→ AIM OF THE TASK
Below is a listing to write out in full, exactly as given, without its pictures.

→ GIVEN MATERIAL
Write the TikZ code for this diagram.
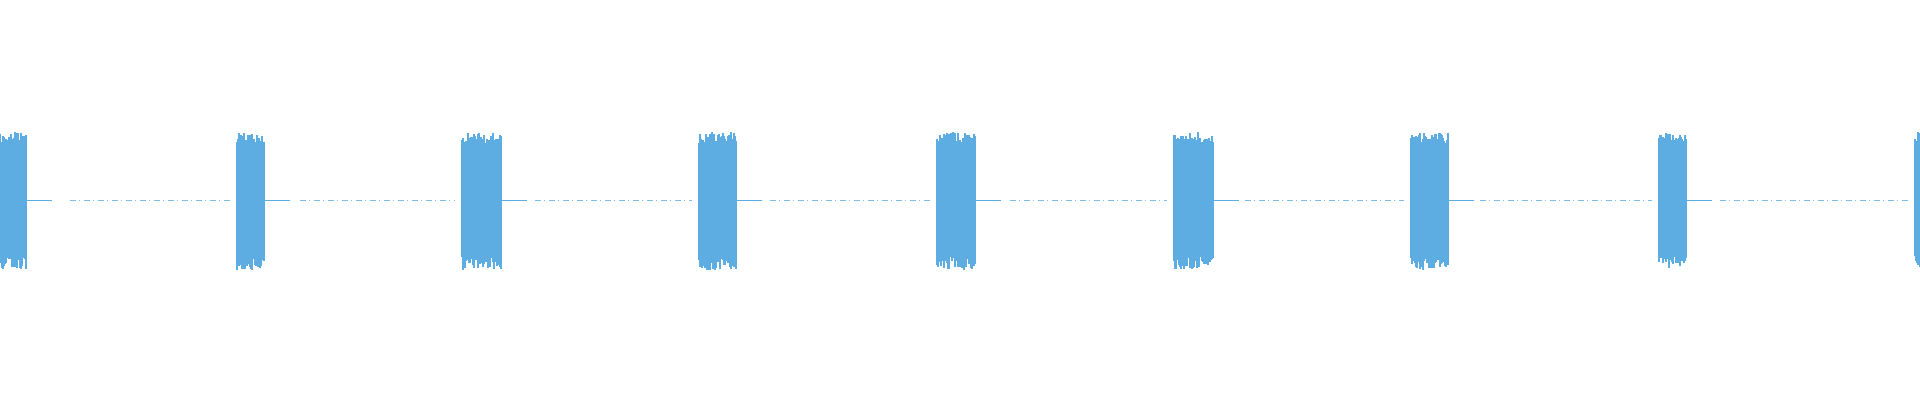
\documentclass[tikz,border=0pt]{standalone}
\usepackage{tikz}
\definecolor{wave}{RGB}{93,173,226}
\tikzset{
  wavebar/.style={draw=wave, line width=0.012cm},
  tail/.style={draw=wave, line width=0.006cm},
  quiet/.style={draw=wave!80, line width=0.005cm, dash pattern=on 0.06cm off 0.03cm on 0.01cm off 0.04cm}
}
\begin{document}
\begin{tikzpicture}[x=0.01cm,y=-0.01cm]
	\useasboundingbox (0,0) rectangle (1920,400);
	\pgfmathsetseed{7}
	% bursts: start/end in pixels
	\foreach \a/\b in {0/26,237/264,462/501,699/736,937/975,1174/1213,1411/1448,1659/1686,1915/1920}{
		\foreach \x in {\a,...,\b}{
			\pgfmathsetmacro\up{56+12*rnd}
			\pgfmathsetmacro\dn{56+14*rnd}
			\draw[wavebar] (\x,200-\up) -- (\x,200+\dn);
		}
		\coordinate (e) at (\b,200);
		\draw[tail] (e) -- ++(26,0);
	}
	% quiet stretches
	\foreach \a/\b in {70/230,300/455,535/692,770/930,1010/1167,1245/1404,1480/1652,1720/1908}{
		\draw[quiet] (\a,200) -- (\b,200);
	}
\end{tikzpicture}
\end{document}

→ EXERCISE ANSWER
Write the TikZ code for this diagram.
\documentclass[tikz,border=0pt]{standalone}
\usepackage{tikz}
\definecolor{wave}{RGB}{93,173,226}
\tikzset{
  wavebar/.style={draw=wave, line width=0.012cm},
  tail/.style={draw=wave, line width=0.006cm},
  quiet/.style={draw=wave!80, line width=0.005cm, dash pattern=on 0.06cm off 0.03cm on 0.01cm off 0.04cm}
}
\begin{document}
\begin{tikzpicture}[x=0.01cm,y=-0.01cm]
	\useasboundingbox (0,0) rectangle (1920,400);
	\pgfmathsetseed{7}
	% bursts: start/end in pixels
	\foreach \a/\b in {0/26,237/264,462/501,699/736,937/975,1174/1213,1411/1448,1659/1686,1915/1920}{
		\foreach \x in {\a,...,\b}{
			\pgfmathsetmacro\up{56+12*rnd}
			\pgfmathsetmacro\dn{56+14*rnd}
			\draw[wavebar] (\x,200-\up) -- (\x,200+\dn);
		}
		\coordinate (e) at (\b,200);
		\draw[tail] (e) -- ++(26,0);
	}
	% quiet stretches
	\foreach \a/\b in {70/230,300/455,535/692,770/930,1010/1167,1245/1404,1480/1652,1720/1908}{
		\draw[quiet] (\a,200) -- (\b,200);
	}
\end{tikzpicture}
\end{document}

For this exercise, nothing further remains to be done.